Immigration court judges are subject to case quotas which make it impossible to conduct fair asylum hearings as these cases are complicated and lengthy. Many immigration court judges have resigned in protest.

Currently asylum applicants can apply for employment authorization (aka EAD or Employment Authorization Document) 150 days after submitting an asylum application. The new proposal is to increase that to 365 days, and also deny EADs to applicants who entered the United States illegally, terminating the permit immediately if the asylum application is denied, and removing the 30-day deadline for USCIS to rule on permit applications.

In December 2019 USCIS and EOIR proposed new regulations that would provide seven new mandatory bars to eligibility for asylum for certain offenses committed in the United States. Currently the law bars asylum for those with convictions for particularly serious crimes.

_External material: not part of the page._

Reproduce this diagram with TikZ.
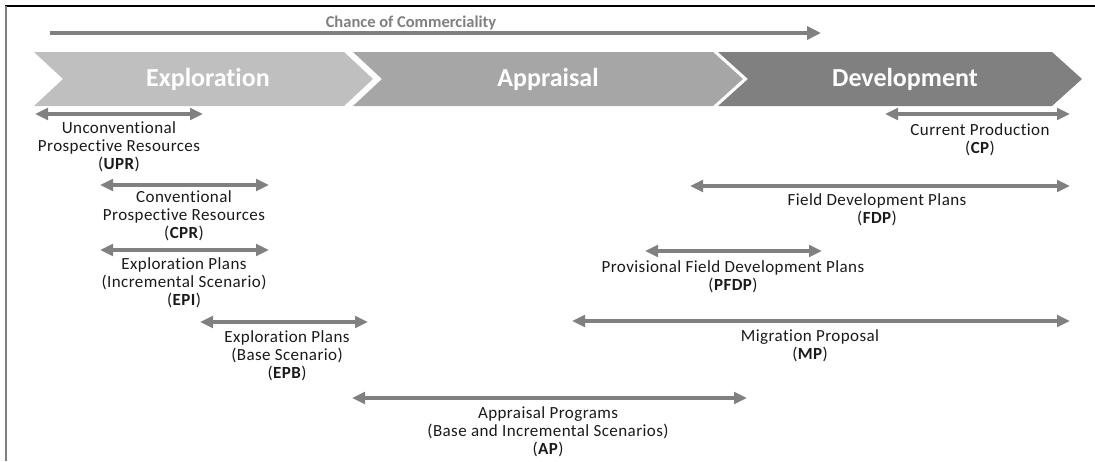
\documentclass[tikz,border=0pt]{standalone}
\usepackage{fontspec}
\setmainfont{Carlito}[Ligatures=NoCommon]
\newfontfamily\spanfont{Carlito}[Ligatures=NoCommon,LetterSpace=2.5]
\usetikzlibrary{arrows.meta}
\definecolor{phaseA}{HTML}{BFBFBF}
\definecolor{phaseB}{HTML}{A6A6A6}
\definecolor{phaseC}{HTML}{808080}
\definecolor{spangray}{HTML}{808080}
\definecolor{spanink}{HTML}{1A1A1A}
\begin{document}
\begin{tikzpicture}[x=1pt,y=-1pt,
  phaselabel/.style={text=white,inner sep=0,font={\fontsize{26}{30}\selectfont\bfseries}},
  spanarrow/.style={draw=spangray,line width=4.3pt,
    {Triangle[length=13pt,width=11.5pt]}-{Triangle[length=13pt,width=11.5pt]}},
  spantext/.style={anchor=north,align=center,inner sep=0,text=spanink,
    font={\spanfont\fontsize{17}{18}\selectfont}},
]
\useasboundingbox (0,0) rectangle (1095,461);

% frame
\draw[black,line width=1.2pt] (5,6) -- (1095,6);
\draw[spangray,line width=2pt] (6,6) -- (6,461);

% chance of commerciality
\coordinate (coc-l) at (50,33);
\coordinate (coc-r) at (821,33);
\draw[spangray,line width=4pt,-{Triangle[length=14pt,width=13pt]}] (coc-l) -- (coc-r);
\node[text=spangray,inner sep=0,font={\fontsize{16.5}{20}\selectfont\bfseries}] (coc) at (411,23) {Chance of Commerciality};

% phase chevrons
\fill[phaseA] (34,52) -- (344,52) -- (373,79) -- (344,106) -- (34,106) -- (63,79) -- cycle;
\fill[phaseB] (353,52) -- (713,52) -- (743,79) -- (713,106) -- (353,106) -- (382,79) -- cycle;
\fill[phaseC] (718,52) -- (1052,52) -- (1082,79) -- (1052,106) -- (718,106) -- (748,79) -- cycle;
\node[phaselabel] (expl) at (208,79) {Exploration};
\node[phaselabel] (appr) at (548,79) {Appraisal};
\node[phaselabel] (devl) at (905,79) {Development};

% resource classes
\coordinate (upr-l) at (35,114);  \coordinate (upr-r) at (203,114);
\draw[spanarrow] (upr-l) -- (upr-r);
\node[spantext] (upr) at (119,121) {\strut Unconventional\\Prospective Resources\\(\textbf{UPR})};

\coordinate (cpr-l) at (100,185); \coordinate (cpr-r) at (269,185);
\draw[spanarrow] (cpr-l) -- (cpr-r);
\node[spantext] (cpr) at (184,190) {\strut Conventional\\Prospective Resources\\(\textbf{CPR})};

\coordinate (epi-l) at (100,250); \coordinate (epi-r) at (269,250);
\draw[spanarrow] (epi-l) -- (epi-r);
\node[spantext] (epi) at (184,257) {\strut Exploration Plans\\(Incremental Scenario)\\(\textbf{EPI})};

\coordinate (epb-l) at (200,322); \coordinate (epb-r) at (368,322);
\draw[spanarrow] (epb-l) -- (epb-r);
\node[spantext] (epb) at (287,330) {\strut Exploration Plans\\(Base Scenario)\\(\textbf{EPB})};

\coordinate (ap-l) at (352,398);  \coordinate (ap-r) at (747,398);
\draw[spanarrow] (ap-l) -- (ap-r);
\node[spantext] (ap) at (548,406) {\strut Appraisal Programs\\(Base and Incremental Scenarios)\\(\textbf{AP})};

\coordinate (cp-l) at (885,114);  \coordinate (cp-r) at (1070,114);
\draw[spanarrow] (cp-l) -- (cp-r);
\node[spantext] (cp) at (980,123) {\strut Current Production\\(\textbf{CP})};

\coordinate (fdp-l) at (690,186); \coordinate (fdp-r) at (1070,186);
\draw[spanarrow] (fdp-l) -- (fdp-r);
\node[spantext] (fdp) at (877,193) {\strut Field Development Plans\\(\textbf{FDP})};

\coordinate (pfdp-l) at (645,251); \coordinate (pfdp-r) at (822,251);
\draw[spanarrow] (pfdp-l) -- (pfdp-r);
\node[spantext] (pfdp) at (733,260) {\strut Provisional Field Development Plans\\(\textbf{PFDP})};

\coordinate (mp-l) at (572,321); \coordinate (mp-r) at (1070,321);
\draw[spanarrow] (mp-l) -- (mp-r);
\node[spantext] (mp) at (810,329) {\strut Migration Proposal\\(\textbf{MP})};
\end{tikzpicture}
\end{document}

The new bar would include a felony under federal or state law; Alien Smuggling or Harboring; Illegal Reentry); crimes involving criminal street gang activity; operating a motor vehicle while under the influence of an intoxicant; domestic violence offense, or who are found by an adjudicator to have engaged in acts of battery or extreme cruelty in a domestic context, even if no conviction resulted; and certain misdemeanors under federal or state law for offenses related to false identification; the unlawful receipt of public benefits or the possession or trafficking of a controlled substance or controlled-substance paraphernalia.

These are only some of the new restrictions on asylum in the US. Refugees have also been virtually barred from the US. Early European immigrants to the US were religious refugees and the US has had a history of offering refuge to those facing persecution in their home countries – while also refusing to help many, such as Jews who sought refuge from the Nazis. This is a sad new low for our country, and I hope a future government will restore prior protections.